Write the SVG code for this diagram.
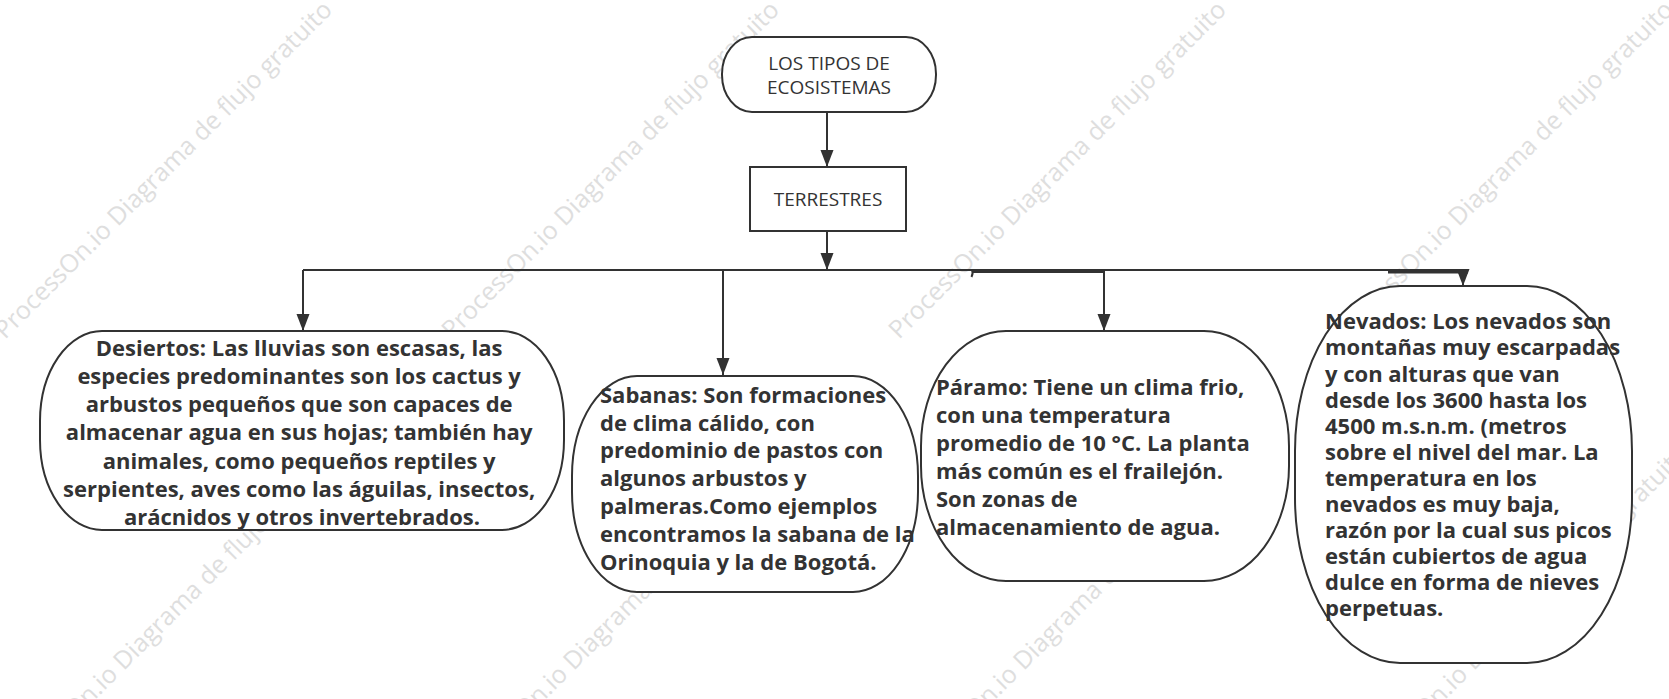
<svg xmlns="http://www.w3.org/2000/svg" width="1669" height="699" viewBox="0 0 1669 699">
<defs>
<style>
.wm{font-family:"Open Sans","Noto Sans",sans-serif;font-size:25px;fill:#dedede}
.node{fill:#ffffff;stroke:#323232;stroke-width:2}
.t{font-family:"Open Sans","Noto Sans",sans-serif;font-size:19px;fill:#333333}
.b{font-family:"Open Sans","Noto Sans",sans-serif;font-size:22px;font-weight:bold;fill:#333333}
.c{fill:none;stroke:#323232;stroke-width:2}
</style>
<marker id="ah" markerUnits="userSpaceOnUse" markerWidth="18" markerHeight="14" refX="17" refY="6.5" orient="auto">
<path d="M0,0 L17,6.5 L0,13 z" fill="#323232"/>
</marker>
</defs>
<rect width="1669" height="699" fill="#ffffff"/>
<g id="watermark">
<text class="wm" transform="translate(5,340) rotate(-45)">ProcessOn.io Diagrama de flujo gratuito</text>
<text class="wm" transform="translate(452,340) rotate(-45)">ProcessOn.io Diagrama de flujo gratuito</text>
<text class="wm" transform="translate(899,340) rotate(-45)">ProcessOn.io Diagrama de flujo gratuito</text>
<text class="wm" transform="translate(1346,340) rotate(-45)">ProcessOn.io Diagrama de flujo gratuito</text>
<text class="wm" transform="translate(11,784) rotate(-45)">ProcessOn.io Diagrama de flujo gratuito</text>
<text class="wm" transform="translate(461,784) rotate(-45)">ProcessOn.io Diagrama de flujo gratuito</text>
<text class="wm" transform="translate(911,784) rotate(-45)">ProcessOn.io Diagrama de flujo gratuito</text>
<text class="wm" transform="translate(1361,784) rotate(-45)">ProcessOn.io Diagrama de flujo gratuito</text>
</g>
<g id="connectors">
<path class="c" d="M827,112 V167" marker-end="url(#ah)"/>
<path class="c" d="M827,231 V270" marker-end="url(#ah)"/>
<path class="c" d="M303,270 H1463"/>
<path class="c" d="M303,270 V331" marker-end="url(#ah)"/>
<path class="c" d="M723,270 V375" marker-end="url(#ah)"/>
<path class="c" d="M1104,270 V331" marker-end="url(#ah)"/>
<path class="c" d="M1463,270 V286" marker-end="url(#ah)"/>
<path class="c" d="M972,272 H1105"/>
<path class="c" d="M972,270 q1.5,3 -0.5,7"/>
<path class="c" d="M1388,272 H1468" style="stroke-width:3"/>
</g>
<g id="n-top">
<rect class="node" x="722" y="37" width="214" height="75" rx="30" ry="37"/>
<text class="t" x="829" y="70" text-anchor="middle">LOS TIPOS DE</text>
<text class="t" x="829" y="94" text-anchor="middle">ECOSISTEMAS</text>
</g>
<g id="n-terrestres">
<rect class="node" x="750" y="167" width="156" height="64"/>
<text class="t" x="828" y="206" text-anchor="middle">TERRESTRES</text>
</g>
<g id="n-desiertos">
<rect class="node" x="40" y="331" width="524" height="199" rx="62" ry="90"/>
<text class="b" text-anchor="middle">
<tspan x="302" y="355.5">Desiertos: Las lluvias son escasas, las</tspan>
<tspan x="302" y="383.8">especies predominantes son los cactus y</tspan>
<tspan x="302" y="412.1">arbustos pequeños que son capaces de</tspan>
<tspan x="302" y="440.4">almacenar agua en sus hojas; también hay</tspan>
<tspan x="302" y="468.7">animales, como pequeños reptiles y</tspan>
<tspan x="302" y="497">serpientes, aves como las águilas, insectos,</tspan>
<tspan x="302" y="525.3">arácnidos y otros invertebrados.</tspan>
</text>
</g>
<g id="n-sabanas">
<rect class="node" x="572" y="376" width="346" height="216" rx="65" ry="100"/>
<text class="b">
<tspan x="600" y="402.7">Sabanas: Son formaciones</tspan>
<tspan x="600" y="430.5">de clima cálido, con</tspan>
<tspan x="600" y="458.3">predominio de pastos con</tspan>
<tspan x="600" y="486.1">algunos arbustos y</tspan>
<tspan x="600" y="513.9">palmeras.Como ejemplos</tspan>
<tspan x="600" y="541.7">encontramos la sabana de la</tspan>
<tspan x="600" y="569.5">Orinoquia y la de Bogotá.</tspan>
</text>
</g>
<g id="n-paramo">
<rect class="node" x="921" y="331" width="368" height="250" rx="85" ry="115"/>
<text class="b">
<tspan x="936" y="395">Páramo: Tiene un clima frio,</tspan>
<tspan x="936" y="423">con una temperatura</tspan>
<tspan x="936" y="451">promedio de 10 °C. La planta</tspan>
<tspan x="936" y="479">más común es el frailejón.</tspan>
<tspan x="936" y="507">Son zonas de</tspan>
<tspan x="936" y="535">almacenamiento de agua.</tspan>
</text>
</g>
<g id="n-nevados">
<rect class="node" x="1295" y="286" width="337" height="377" rx="105" ry="165"/>
<text class="b">
<tspan x="1325" y="329.3">Nevados: Los nevados son</tspan>
<tspan x="1325" y="355.4">montañas muy escarpadas</tspan>
<tspan x="1325" y="381.5">y con alturas que van</tspan>
<tspan x="1325" y="407.6">desde los 3600 hasta los</tspan>
<tspan x="1325" y="433.7">4500 m.s.n.m. (metros</tspan>
<tspan x="1325" y="459.8">sobre el nivel del mar. La</tspan>
<tspan x="1325" y="485.9">temperatura en los</tspan>
<tspan x="1325" y="512">nevados es muy baja,</tspan>
<tspan x="1325" y="538.1">razón por la cual sus picos</tspan>
<tspan x="1325" y="564.2">están cubiertos de agua</tspan>
<tspan x="1325" y="590.3">dulce en forma de nieves</tspan>
<tspan x="1325" y="616.4">perpetuas.</tspan>
</text>
</g>
</svg>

- WHAT THE TASK ASKS: Reproduce the data above in full, exactly as it is, with the pictures left out.

- THE ANSWER:
Write the SVG code for this diagram.
<svg xmlns="http://www.w3.org/2000/svg" width="1669" height="699" viewBox="0 0 1669 699">
<defs>
<style>
.wm{font-family:"Open Sans","Noto Sans",sans-serif;font-size:25px;fill:#dedede}
.node{fill:#ffffff;stroke:#323232;stroke-width:2}
.t{font-family:"Open Sans","Noto Sans",sans-serif;font-size:19px;fill:#333333}
.b{font-family:"Open Sans","Noto Sans",sans-serif;font-size:22px;font-weight:bold;fill:#333333}
.c{fill:none;stroke:#323232;stroke-width:2}
</style>
<marker id="ah" markerUnits="userSpaceOnUse" markerWidth="18" markerHeight="14" refX="17" refY="6.5" orient="auto">
<path d="M0,0 L17,6.5 L0,13 z" fill="#323232"/>
</marker>
</defs>
<rect width="1669" height="699" fill="#ffffff"/>
<g id="watermark">
<text class="wm" transform="translate(5,340) rotate(-45)">ProcessOn.io Diagrama de flujo gratuito</text>
<text class="wm" transform="translate(452,340) rotate(-45)">ProcessOn.io Diagrama de flujo gratuito</text>
<text class="wm" transform="translate(899,340) rotate(-45)">ProcessOn.io Diagrama de flujo gratuito</text>
<text class="wm" transform="translate(1346,340) rotate(-45)">ProcessOn.io Diagrama de flujo gratuito</text>
<text class="wm" transform="translate(11,784) rotate(-45)">ProcessOn.io Diagrama de flujo gratuito</text>
<text class="wm" transform="translate(461,784) rotate(-45)">ProcessOn.io Diagrama de flujo gratuito</text>
<text class="wm" transform="translate(911,784) rotate(-45)">ProcessOn.io Diagrama de flujo gratuito</text>
<text class="wm" transform="translate(1361,784) rotate(-45)">ProcessOn.io Diagrama de flujo gratuito</text>
</g>
<g id="connectors">
<path class="c" d="M827,112 V167" marker-end="url(#ah)"/>
<path class="c" d="M827,231 V270" marker-end="url(#ah)"/>
<path class="c" d="M303,270 H1463"/>
<path class="c" d="M303,270 V331" marker-end="url(#ah)"/>
<path class="c" d="M723,270 V375" marker-end="url(#ah)"/>
<path class="c" d="M1104,270 V331" marker-end="url(#ah)"/>
<path class="c" d="M1463,270 V286" marker-end="url(#ah)"/>
<path class="c" d="M972,272 H1105"/>
<path class="c" d="M972,270 q1.5,3 -0.5,7"/>
<path class="c" d="M1388,272 H1468" style="stroke-width:3"/>
</g>
<g id="n-top">
<rect class="node" x="722" y="37" width="214" height="75" rx="30" ry="37"/>
<text class="t" x="829" y="70" text-anchor="middle">LOS TIPOS DE</text>
<text class="t" x="829" y="94" text-anchor="middle">ECOSISTEMAS</text>
</g>
<g id="n-terrestres">
<rect class="node" x="750" y="167" width="156" height="64"/>
<text class="t" x="828" y="206" text-anchor="middle">TERRESTRES</text>
</g>
<g id="n-desiertos">
<rect class="node" x="40" y="331" width="524" height="199" rx="62" ry="90"/>
<text class="b" text-anchor="middle">
<tspan x="302" y="355.5">Desiertos: Las lluvias son escasas, las</tspan>
<tspan x="302" y="383.8">especies predominantes son los cactus y</tspan>
<tspan x="302" y="412.1">arbustos pequeños que son capaces de</tspan>
<tspan x="302" y="440.4">almacenar agua en sus hojas; también hay</tspan>
<tspan x="302" y="468.7">animales, como pequeños reptiles y</tspan>
<tspan x="302" y="497">serpientes, aves como las águilas, insectos,</tspan>
<tspan x="302" y="525.3">arácnidos y otros invertebrados.</tspan>
</text>
</g>
<g id="n-sabanas">
<rect class="node" x="572" y="376" width="346" height="216" rx="65" ry="100"/>
<text class="b">
<tspan x="600" y="402.7">Sabanas: Son formaciones</tspan>
<tspan x="600" y="430.5">de clima cálido, con</tspan>
<tspan x="600" y="458.3">predominio de pastos con</tspan>
<tspan x="600" y="486.1">algunos arbustos y</tspan>
<tspan x="600" y="513.9">palmeras.Como ejemplos</tspan>
<tspan x="600" y="541.7">encontramos la sabana de la</tspan>
<tspan x="600" y="569.5">Orinoquia y la de Bogotá.</tspan>
</text>
</g>
<g id="n-paramo">
<rect class="node" x="921" y="331" width="368" height="250" rx="85" ry="115"/>
<text class="b">
<tspan x="936" y="395">Páramo: Tiene un clima frio,</tspan>
<tspan x="936" y="423">con una temperatura</tspan>
<tspan x="936" y="451">promedio de 10 °C. La planta</tspan>
<tspan x="936" y="479">más común es el frailejón.</tspan>
<tspan x="936" y="507">Son zonas de</tspan>
<tspan x="936" y="535">almacenamiento de agua.</tspan>
</text>
</g>
<g id="n-nevados">
<rect class="node" x="1295" y="286" width="337" height="377" rx="105" ry="165"/>
<text class="b">
<tspan x="1325" y="329.3">Nevados: Los nevados son</tspan>
<tspan x="1325" y="355.4">montañas muy escarpadas</tspan>
<tspan x="1325" y="381.5">y con alturas que van</tspan>
<tspan x="1325" y="407.6">desde los 3600 hasta los</tspan>
<tspan x="1325" y="433.7">4500 m.s.n.m. (metros</tspan>
<tspan x="1325" y="459.8">sobre el nivel del mar. La</tspan>
<tspan x="1325" y="485.9">temperatura en los</tspan>
<tspan x="1325" y="512">nevados es muy baja,</tspan>
<tspan x="1325" y="538.1">razón por la cual sus picos</tspan>
<tspan x="1325" y="564.2">están cubiertos de agua</tspan>
<tspan x="1325" y="590.3">dulce en forma de nieves</tspan>
<tspan x="1325" y="616.4">perpetuas.</tspan>
</text>
</g>
</svg>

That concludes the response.